Is it strange to want to save on your ceremony and use that money for an amazing honeymoon? Is it even more strange to feel that way when you are obsessed with weddings? I met my husband while an undergraduate and he was an active duty Air Force officer. Just months into our relationship, he moved across the country and for the next five years, we were long distance. Few of our friends and family understood why we bothered. A select few voiced their disapproval and discomfort–my partner was 14 years my senior and, sit down for this one, a different race and religion. We persisted. On March 6, 2012, he proposed in Washington, D.C. on the steps of the Lincoln Memorial where Martin Luther King, Jr. gave his historic, “I Have A Dream” speech. It was perfect. My “yes” was immediate and resounding. I wanted to marry this man—I did not particularly want a wedding. I did not want to deal with whether or not to invite family who were reluctantly supportive. I didn’t want to deal with choosing whether we should get married somewhere close to his family, or mine. I didn’t want to deal with myself as a bride. I had a general self-awareness of my personality, but did not have the vocabulary or tools to fully understand how it would impact my wedding. As it turns out, my basic personality type is Type One: Reformer. I am principled and purposeful, and under stress, I can be self-righteous and condemnatory towards others. In short, a huge party for which I was 100% responsible could have been a recipe for disaster. However, being a Reformer also means that I’m hopeful and that I have a deep sense of purpose. What better way to prove all the naysayers wrong than to not consider them at all? We opted for a wedding with 60 of our closest, most supportive friends and relatives—that list quickly grew to 110. And to avoid any fear of becoming my worst self, I hired a wedding planner.

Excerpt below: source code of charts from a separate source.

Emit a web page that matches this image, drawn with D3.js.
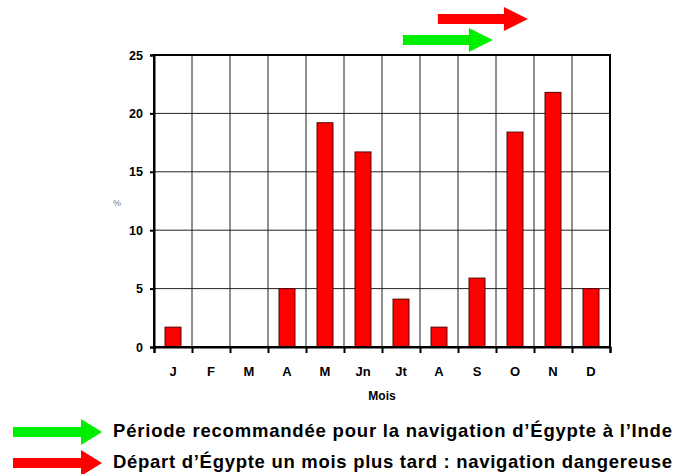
<!DOCTYPE html>
<html>
<head>
<meta charset="utf-8">
<script src="https://cdn.jsdelivr.net/npm/d3@7"></script>
<style>
  body { margin: 0; background: #fff; }
  svg { display: block; font-family: "Liberation Sans", Arial, sans-serif; }
</style>
</head>
<body>
<svg id="chart" width="681" height="474"></svg>
<script>
// month labels and percentages
const months = ["J", "F", "M", "A", "M", "Jn", "Jt", "A", "S", "O", "N", "D"];
const values = [1.7, 0, 0, 5.0, 19.2, 16.7, 4.1, 1.7, 5.9, 18.4, 21.8, 5.0];
const yTicks = [0, 5, 10, 15, 20, 25];

// arrows above the plot, in month units (index of band start)
const arrows = [
    {color: "#00ee00", from: 6.55, to: 8.92, row: 1},
    {color: "#ff0000", from: 7.47, to: 9.84, row: 0}
];
const legendItems = [
    {color: "#00ee00", label: "Période recommandée pour la navigation d’Égypte à l’Inde"},
    {color: "#ff0000", label: "Départ d’Égypte un mois plus tard : navigation dangereuse"}
];

const svg = d3.select("#chart");
const margin = {left: 154, right: 71, top: 55, bottom: 127};
const width = 681 - margin.left - margin.right;
const height = 474 - margin.top - margin.bottom;

const x = d3.scaleBand().domain(d3.range(months.length)).range([0, width]);
const xm = d3.scaleLinear().domain([0, months.length]).range([0, width]);
const y = d3.scaleLinear().domain([0, 25]).range([height, 0]);

const g = svg.append("g").attr("transform", `translate(${margin.left},${margin.top})`);

// horizontal grid
g.selectAll(".hgrid")
    .data(yTicks)
    .enter()
    .append("line")
    .attr("x1", 0).attr("x2", width)
    .attr("y1", d => y(d)).attr("y2", d => y(d))
    .attr("stroke", "#222").attr("stroke-width", 1);

// vertical grid at band boundaries
g.selectAll(".vgrid")
    .data(d3.range(1, months.length))
    .enter()
    .append("line")
    .attr("x1", d => xm(d)).attr("x2", d => xm(d))
    .attr("y1", 0).attr("y2", height)
    .attr("stroke", "#222").attr("stroke-width", 1);

// bars (zero months have none)
const barW = x.bandwidth() * 0.42;
g.selectAll(".bar")
    .data(values.map((v, i) => ({v, i})).filter(d => d.v > 0))
    .enter()
    .append("rect")
    .attr("x", d => x(d.i) + (x.bandwidth() - barW) / 2)
    .attr("y", d => y(d.v))
    .attr("width", barW)
    .attr("height", d => height - y(d.v))
    .attr("fill", "#ff0000")
    .attr("stroke", "#550000")
    .attr("stroke-width", 1);

// frame
g.append("rect")
    .attr("x", 0).attr("y", 0)
    .attr("width", width).attr("height", height)
    .attr("fill", "none").attr("stroke", "#000").attr("stroke-width", 2);

// y axis
const yAxis = g.append("g")
    .call(d3.axisLeft(y).tickValues(yTicks).tickSize(4).tickPadding(7));
yAxis.select(".domain").attr("stroke-width", 2);
yAxis.selectAll(".tick line").attr("stroke-width", 2);
yAxis.selectAll("text")
    .style("font-size", "12.5px").style("font-weight", "bold")
    .style("font-family", "'Liberation Sans', Arial, sans-serif");

// x axis: ticks at band boundaries, labels in bands
const xAxis = g.append("g")
    .attr("transform", `translate(0,${height})`)
    .call(d3.axisBottom(xm).tickValues(d3.range(0, months.length + 1)).tickSize(6).tickFormat(""));
xAxis.select(".domain").attr("stroke-width", 2);
xAxis.selectAll(".tick line").attr("stroke-width", 2);

g.selectAll(".xlab")
    .data(months)
    .enter()
    .append("text")
    .attr("x", (d, i) => x(i) + x.bandwidth() / 2)
    .attr("y", height + 29)
    .attr("text-anchor", "middle")
    .style("font-size", "13px").style("font-weight", "bold")
    .text(d => d);

g.append("text")
    .attr("x", width / 2)
    .attr("y", height + 53)
    .attr("text-anchor", "middle")
    .style("font-size", "12px").style("font-weight", "bold")
    .text("Mois");

g.append("text")
    .attr("x", -37)
    .attr("y", y(12.5) + 5)
    .attr("text-anchor", "middle")
    .attr("fill", "#777")
    .style("font-size", "9px")
    .text("%");

// arrow shape: shaft then triangular head
function arrowPath(x0, x1, cy, shaft, head, headLen) {
    const hs = shaft / 2, hh = head / 2, xh = x1 - headLen;
    return `M${x0},${cy - hs}L${xh},${cy - hs}L${xh},${cy - hh}L${x1},${cy}L${xh},${cy + hh}L${xh},${cy + hs}L${x0},${cy + hs}Z`;
}

const rowY = [-36, -15];
g.selectAll(".arrow")
    .data(arrows)
    .enter()
    .append("path")
    .attr("d", d => arrowPath(xm(d.from), xm(d.to), rowY[d.row], 10, 24, 24))
    .attr("fill", d => d.color);

// legend
const legend = svg.append("g");
legendItems.forEach((d, i) => {
    const cy = 432 + i * 31;
    legend.append("path")
        .attr("d", arrowPath(13, 102, cy, 10, 26, 21))
        .attr("fill", d.color);
    legend.append("text")
        .attr("x", 113)
        .attr("y", cy + 5)
        .attr("textLength", 559)
        .attr("lengthAdjust", "spacing")
        .style("font-size", "18.5px").style("font-weight", "bold")
        .text(d.label);
});
</script>
</body>
</html>
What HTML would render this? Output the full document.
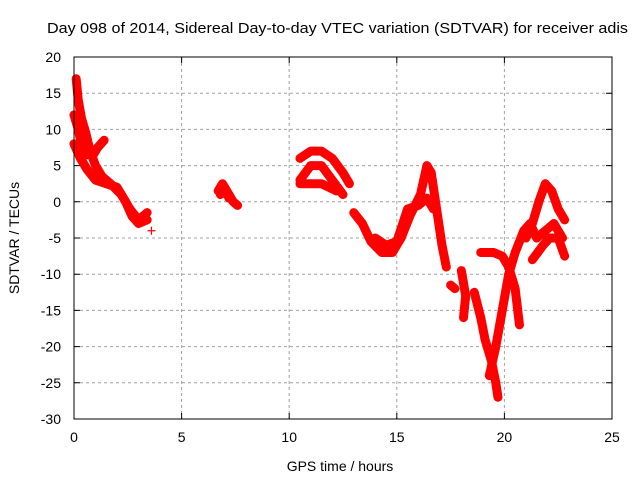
<!DOCTYPE html>
<html><head><meta charset="utf-8"><style>
body{margin:0;background:#fff}
svg{display:block;font-family:"Liberation Sans",sans-serif}
</style></head><body>
<svg id="chart" width="640" height="480" viewBox="0 0 640 480">
<text x="47" y="33" font-size="15" textLength="581" lengthAdjust="spacingAndGlyphs">Day 098 of 2014, Sidereal Day-to-day VTEC variation (SDTVAR) for receiver adis</text>
<text x="340" y="471" font-size="14" text-anchor="middle">GPS time / hours</text>
<text transform="translate(19,238) rotate(-90)" font-size="14" text-anchor="middle">SDTVAR / TECUs</text>
<g id="grid"></g><g id="ticks"></g><g id="series"></g>
<rect x="74" y="57" width="538" height="362" fill="none" stroke="#000" stroke-width="1"/>
</svg>
<script>
const xTicks=[0,5,10,15,20,25];
const yTicks=[20,15,10,5,0,-5,-10,-15,-20,-25,-30];
const s1=[[0.1,17],[0.2,14],[0.35,11.5],[0.55,9.5],[0.75,7],[1.0,5],[1.3,3.5],[1.7,2.5],[2.2,1],[2.6,-1],[3.0,-2.5],[3.4,-1.5]];
const s2=[[0.0,12],[0.2,10],[0.4,7],[0.6,6.5],[0.9,6.5],[1.1,7.5],[1.4,8.5]];
const s3=[[0.0,8],[0.3,6],[0.6,4.5],[1.0,3],[1.5,2.5],[2.0,2],[2.4,0],[2.7,-2],[3.0,-3],[3.4,-2.5]];
const s4=[[6.7,1.5],[6.9,2.5],[7.1,1.5],[7.4,0],[7.6,-0.5]];
const s4b=[[6.8,1],[7.0,2],[7.2,0.5]];
const s5=[[10.5,6],[11,7],[11.5,7],[12,6],[12.5,4],[12.8,2.5]];
const s6=[[10.5,3],[11,5],[11.5,5],[12,3],[12.5,1]];
const s7=[[10.5,2.5],[11,2.5],[11.5,2.5],[12.2,1.5]];
const s8=[[13,-1.5],[13.4,-3],[13.8,-5.5],[14.3,-7],[14.8,-7],[15.2,-5],[15.6,-2],[16.1,1],[16.4,5],[16.6,4],[16.9,-2],[17.1,-6],[17.3,-9]];
const s9=[[14,-5],[14.5,-6],[15,-5.5],[15.5,-1],[16,-0.5],[16.4,0.5],[16.7,-1]];
const s10=[[17.5,-11.5],[17.7,-12]];
const s11=[[18,-9.5],[18.2,-13],[18.1,-16]];
const s12=[[18.6,-12.5],[18.9,-16],[19.1,-19],[19.4,-22],[19.6,-25],[19.7,-27]];
const s13=[[19.3,-24],[19.6,-20],[19.9,-15],[20.2,-10],[20.5,-7],[20.9,-4],[21.2,-3],[21.5,-5],[21.9,-4],[22.3,-3],[22.7,-5]];
const s14=[[18.9,-7],[19.5,-7],[19.9,-7.5],[20.2,-9],[20.5,-12],[20.7,-17]];
const s15=[[21,-5],[21.3,-3],[21.6,0],[21.9,2.5],[22.2,1.5],[22.5,-1],[22.8,-2.5]];
const s16=[[21.3,-8],[21.8,-6],[22.1,-5],[22.5,-5],[22.8,-7.5]];
const s17=[[3.6,-4]];
const allSeries=[s1,s2,s3,s4,s4b,s5,s6,s7,s8,s9,s10,s11,s12,s13,s14,s15,s16,s17];
const NS="http://www.w3.org/2000/svg";
const X=t=>74+t*(538/25), Y=v=>57+(20-v)*(362/50);
const grid=document.getElementById('grid'),ticks=document.getElementById('ticks'),ser=document.getElementById('series');
function mk(tag,at,parent){const e=document.createElementNS(NS,tag);for(const k in at)e.setAttribute(k,at[k]);parent.appendChild(e);return e;}
xTicks.forEach(t=>{const x=X(t);
 if(t>0&&t<25){const g=mk('line',{x1:x,x2:x,y1:57,y2:419,stroke:'#a0a0a0','stroke-dasharray':'3,3'},grid);
 
 }
 const tk=mk('path',{d:`M${x} 419v-6M${x} 57v6`,stroke:'#000'},ticks);
 
 
 const l=mk('text',{x:x,y:442,'font-size':14,'text-anchor':'middle'},ticks);l.textContent=t;
 
 });
yTicks.forEach(v=>{const y=Y(v);
 if(v<20&&v>-30){const g=mk('line',{x1:74,x2:612,y1:y,y2:y,stroke:'#a0a0a0','stroke-dasharray':'3,3'},grid);
 
 }
 const tk=mk('path',{d:`M74 ${y}h6M612 ${y}h-6`,stroke:'#000'},ticks);
 
 
 const l=mk('text',{x:61,y:y+5,'font-size':14,'text-anchor':'end'},ticks);l.textContent=v;
 
 });
allSeries.forEach((s,i)=>{
 const g=mk('g',{},ser);
 
 
 if(s.length>1){mk('polyline',{points:s.map(p=>X(p[0])+','+Y(p[1])).join(' '),fill:'none',stroke:'#f00','stroke-width':9,'stroke-linejoin':'round','stroke-linecap':'round'},g);}
 s.forEach(p=>{const m=mk('path',{d:`M${X(p[0])-4} ${Y(p[1])}h8M${X(p[0])} ${Y(p[1])-4}v8`,stroke:'#f00','stroke-width':1.2},g);
  
  });
});
</script>
</body></html>
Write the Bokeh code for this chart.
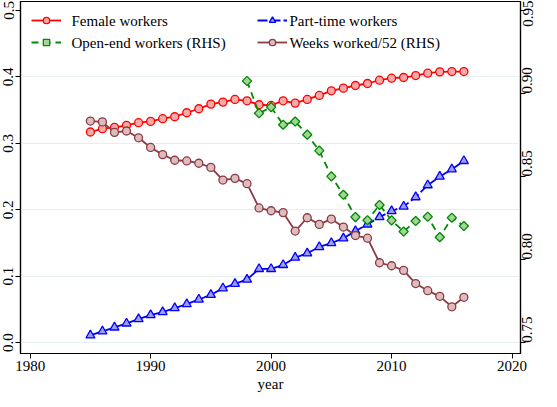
from bokeh.plotting import figure
from bokeh.models import Range1d, LinearAxis, FixedTicker, Legend, LegendItem, NumeralTickFormatter, Label
from bokeh.embed import file_html
from bokeh.resources import INLINE
import math

years = [1985, 1986, 1987, 1988, 1989, 1990, 1991, 1992, 1993, 1994, 1995, 1996,
         1997, 1998, 1999, 2000, 2001, 2002, 2003, 2004, 2005, 2006, 2007, 2008,
         2009, 2010, 2011, 2012, 2013, 2014, 2015, 2016]
female = [0.317, 0.322, 0.324, 0.327, 0.331, 0.333, 0.337, 0.340, 0.346, 0.352, 0.359, 0.362,
          0.366, 0.364, 0.358, 0.357, 0.364, 0.3605, 0.366, 0.372, 0.379, 0.383, 0.387, 0.390,
          0.395, 0.398, 0.399, 0.402, 0.4055, 0.4075, 0.408, 0.408]
parttime = [0.011, 0.017, 0.023, 0.029, 0.0356, 0.0415, 0.046, 0.052, 0.058, 0.065, 0.072, 0.082,
            0.0886, 0.095, 0.111, 0.111, 0.117, 0.128, 0.1345, 0.144, 0.150, 0.157, 0.168, 0.178,
            0.189, 0.198, 0.205, 0.219, 0.237, 0.250, 0.261, 0.2735]
weeks = [0.8834, 0.8829, 0.8766, 0.8774, 0.8733, 0.8675, 0.8632, 0.8598, 0.8594, 0.858, 0.8555, 0.8479,
         0.8489, 0.8457, 0.8311, 0.8294, 0.8283, 0.8172, 0.8252, 0.8212, 0.8244, 0.8196, 0.8145, 0.8129,
         0.7981, 0.7963, 0.7935, 0.7856, 0.7813, 0.7779, 0.7716, 0.7773]
oe_years = [1998, 1999, 2000, 2001, 2002, 2003, 2004, 2005, 2006, 2007, 2008, 2009, 2010,
            2011, 2012, 2013, 2014, 2015, 2016]
openend = [0.9075, 0.8881, 0.8918, 0.8812, 0.8831, 0.8752, 0.8656, 0.8501, 0.8390, 0.8256,
           0.8237, 0.8329, 0.8236, 0.8169, 0.8232, 0.8258, 0.8135, 0.8252, 0.8202]

series_labels = ["Female workers", "Part-time workers",
                 "Open-end workers (RHS)", "Weeks worked/52 (RHS)"]
left_ticks = [0.0, 0.1, 0.2, 0.3, 0.4, 0.5]
right_ticks = [0.75, 0.80, 0.85, 0.90, 0.95]
x_ticks = [1980, 1990, 2000, 2010, 2020]

FONT = "Liberation Serif"
FS = "15px"

X0, X1 = 1979.2, 2020.7
Y0, Y1 = -0.0163, 0.5134

p = figure(frame_width=500, frame_height=352, output_backend="svg", toolbar_location=None,
           x_range=Range1d(X0, X1), y_range=Range1d(Y0, Y1),
           min_border_left=19, min_border_right=0, min_border_top=1, min_border_bottom=0,
           background_fill_color="white", border_fill_color="white")
p.extra_y_ranges = {"rhs": Range1d(0.74348, 0.95536)}

p.outline_line_color = "black"
p.outline_line_width = 1.2
p.xgrid.visible = False
p.ygrid.ticker = FixedTicker(ticks=[0.0, 0.1, 0.2, 0.3, 0.4])
p.ygrid.grid_line_color = "#e6eff0"
p.ygrid.grid_line_width = 1.2

rax = LinearAxis(y_range_name="rhs")
p.add_layout(rax, "right")

p.xaxis.ticker = FixedTicker(ticks=x_ticks)
p.yaxis[0].ticker = FixedTicker(ticks=left_ticks)
p.yaxis[0].formatter = NumeralTickFormatter(format="0.0")
rax.ticker = FixedTicker(ticks=right_ticks)
rax.formatter = NumeralTickFormatter(format="0.00")
p.xaxis.axis_label = "year"

for ax in [p.xaxis[0], p.yaxis[0], rax]:
    ax.axis_line_color = "black"
    ax.axis_line_width = 1.2
    ax.major_tick_line_color = "black"
    ax.major_tick_out = 5
    ax.major_tick_in = 0
    ax.minor_tick_line_color = None
    ax.major_label_text_font = FONT
    ax.major_label_text_font_size = FS
    ax.major_label_text_color = "black"
    ax.axis_label_text_font = FONT
    ax.axis_label_text_font_size = FS
    ax.axis_label_text_font_style = "normal"
    ax.axis_label_text_color = "black"
    ax.major_label_standoff = 2
p.yaxis[0].major_label_orientation = "vertical"
rax.major_label_orientation = math.pi / 2
p.xaxis.axis_label_standoff = 2

l1 = p.line(years, female, line_color="#ff0000", line_width=1.8)
s1 = p.scatter(years, female, marker="circle", size=8, line_color="#ff0000",
               fill_color="#f6a9a9", line_width=1.3)

l2 = p.line(years, parttime, line_color="#0000ff", line_width=1.8, line_dash="10 3")
s2 = p.scatter(years, parttime, marker="triangle", size=9, line_color="#0000ff",
               fill_color="#9e9ee8", line_width=1.3)

l3 = p.line(oe_years, openend, line_color="#008a00", line_width=1.8, line_dash="7 5",
            y_range_name="rhs")
s3 = p.scatter(oe_years, openend, marker="square", angle=math.pi / 4, size=6.5, line_color="#008a00",
               fill_color="#a4d49a", line_width=1.3, y_range_name="rhs")

l4 = p.line(years, weeks, line_color="#8c3a44", line_width=1.8, y_range_name="rhs")
s4 = p.scatter(years, weeks, marker="circle", size=8, line_color="#8c3a44",
               fill_color="#dcbcbc", line_width=1.3, y_range_name="rhs")

# legend keys (glyph samples); the label texts are drawn as serif Labels below
legend = Legend(items=[
    LegendItem(label="", renderers=[l1, s1]),
    LegendItem(label="", renderers=[l2, s2]),
    LegendItem(label="", renderers=[l3, s3]),
    LegendItem(label="", renderers=[l4, s4]),
], orientation="horizontal", ncols=2, location="top_left",
    glyph_width=30, glyph_height=16, label_height=16, label_standoff=9,
    label_width=181, spacing=6, padding=10, margin=1,
    border_line_alpha=0, background_fill_alpha=0.0)
p.add_layout(legend)

label_offsets = [(51, -19), (269, -19), (51, -41), (269, -41)]
for txt, (dx, dy) in zip(series_labels, label_offsets):
    p.add_layout(Label(x=X0, y=Y1, x_offset=dx, y_offset=dy, text=txt,
                       text_font=FONT, text_font_size=FS, text_color="black",
                       text_baseline="middle", text_align="left"))

open("out.html", "w").write(file_html(p, INLINE))
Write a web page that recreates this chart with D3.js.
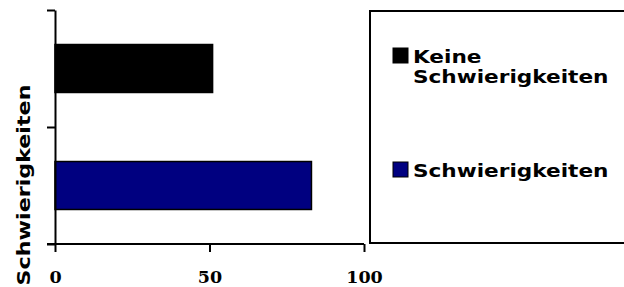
<!DOCTYPE html>
<html><head><meta charset="utf-8">
<script src="https://cdn.jsdelivr.net/npm/d3@7"></script>
<style>html,body{margin:0;padding:0;background:#fff;}</style>
</head><body>
<script>
const categories = ["Keine Schwierigkeiten", "Schwierigkeiten"];
const values = [51, 83];
const colors = ["#000000", "#000080"];
const xTicks = [0, 50, 100];
const axisTitle = "Schwierigkeiten";
const legendLines = [["Keine", "Schwierigkeiten"], ["Schwierigkeiten"]];

const W = 624, H = 287;
const svg = d3.select("body").append("svg").attr("width", W).attr("height", H);
const STRETCH = 1.2;

const x = d3.scaleLinear().domain([0, 100]).range([55, 364]);
const y = d3.scaleBand().domain(categories).range([10, 244]).paddingInner(0.59).paddingOuter(0.295);
const yBounds = d3.scaleLinear().domain([0, 2]).range([10, 244]);

// bars
svg.selectAll("rect.bar").data(categories).join("rect")
  .attr("class", "bar")
  .attr("x", x(0))
  .attr("y", d => y(d))
  .attr("width", (d, i) => x(values[i]) - x(0))
  .attr("height", y.bandwidth())
  .attr("fill", (d, i) => colors[i])
  .attr("stroke", "#000").attr("stroke-width", 1.5);

// x axis
const xAxis = svg.append("g").attr("transform", `translate(0,${yBounds(2)})`)
  .call(d3.axisBottom(x).tickValues(xTicks).tickSize(8).tickSizeOuter(0).tickFormat(d3.format("d")));
xAxis.select(".domain").attr("stroke-width", 2).attr("d", `M${x(0)-8},0H${x(100)}`);
xAxis.selectAll(".tick line").attr("stroke-width", 2);
xAxis.selectAll(".tick text").attr("y", 39).attr("dy", 0)
  .attr("font-family", "'DejaVu Serif', serif").attr("font-weight", "bold").attr("font-size", 17.5).attr("fill", "#000");

// y axis
const yAxis = svg.append("g").attr("transform", `translate(${x(0)},0)`)
  .call(d3.axisLeft(yBounds).tickValues([0, 1, 2]).tickSize(8).tickSizeOuter(0).tickFormat(""));
yAxis.select(".domain").attr("stroke-width", 2);
yAxis.selectAll(".tick line").attr("stroke-width", 2);

function stretchText(t) {
  const n = t.node().getComputedTextLength();
  t.attr("textLength", n * STRETCH).attr("lengthAdjust", "spacingAndGlyphs");
}

// y title
const yt = svg.append("text")
  .attr("transform", `translate(29.5,185) rotate(-90)`)
  .attr("text-anchor", "middle")
  .attr("font-family", "'DejaVu Sans', sans-serif").attr("font-weight", "bold").attr("font-size", 18.5)
  .text(axisTitle);
stretchText(yt);

// legend box
svg.append("rect").attr("x", 370).attr("y", 11).attr("width", 300).attr("height", 232)
  .attr("fill", "none").attr("stroke", "#000").attr("stroke-width", 2);

const legendY = [63, 177];
legendLines.forEach((lines, i) => {
  svg.append("rect").attr("x", 393).attr("y", legendY[i] - 15).attr("width", 15).attr("height", 15)
    .attr("fill", colors[i]).attr("stroke", "#000").attr("stroke-width", 1);
  lines.forEach((l, j) => {
    const t = svg.append("text").attr("x", 413).attr("y", legendY[i] + j * 20)
      .attr("font-family", "'DejaVu Sans', sans-serif").attr("font-weight", "bold").attr("font-size", 18)
      .text(l);
    stretchText(t);
  });
});
</script>
</body></html>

No matter the circumstances, your wedding will be one of the most important days of your life. Not because it’s your biggest achievement, but because it’s one of few things that shines light on our personality and values. With a long list of choices and selections, how you choose to tell your love story on your wedding day says a lot about you. The first step to staying true to yourself is being able to understand who you are. That’s where the Enneagram map comes in. According to the Enneagram Institute, the Enneagram is a 3 x 3 arrangement of nine personality types in three Centers. There are three types in the Instinctive Center, three in the Feeling Center, and three in the Thinking Center, as shown below. Each Center consists of three personality types that have in common the assets and liabilities of that Center.
Type One: The Reformer is principled, purposeful, self-controlled, and perfectionistic.
Type Two: The Helper is generous, demonstrative, people-pleasing, and possessive.
Type Three: The Achiever is adaptable, excelling, driven, and image-conscious.
Type Four: The Individualist is expressive, dramatic, self-absorbed, and temperamental.
Type Five: The Investigator is perceptive, innovative, secretive, and isolated.
Type Six: The Loyalist is engaging, responsible, anxious, and suspicious.
Type Seven: The Inthusiast is spontaneous, versatile, acquisitive, and scattered.
Type Eight: The Challenger is self-confident, decisive, willful, and confrontational.
Type Nine: The Peacemaker is receptive, reassuring, complacent, and resigned.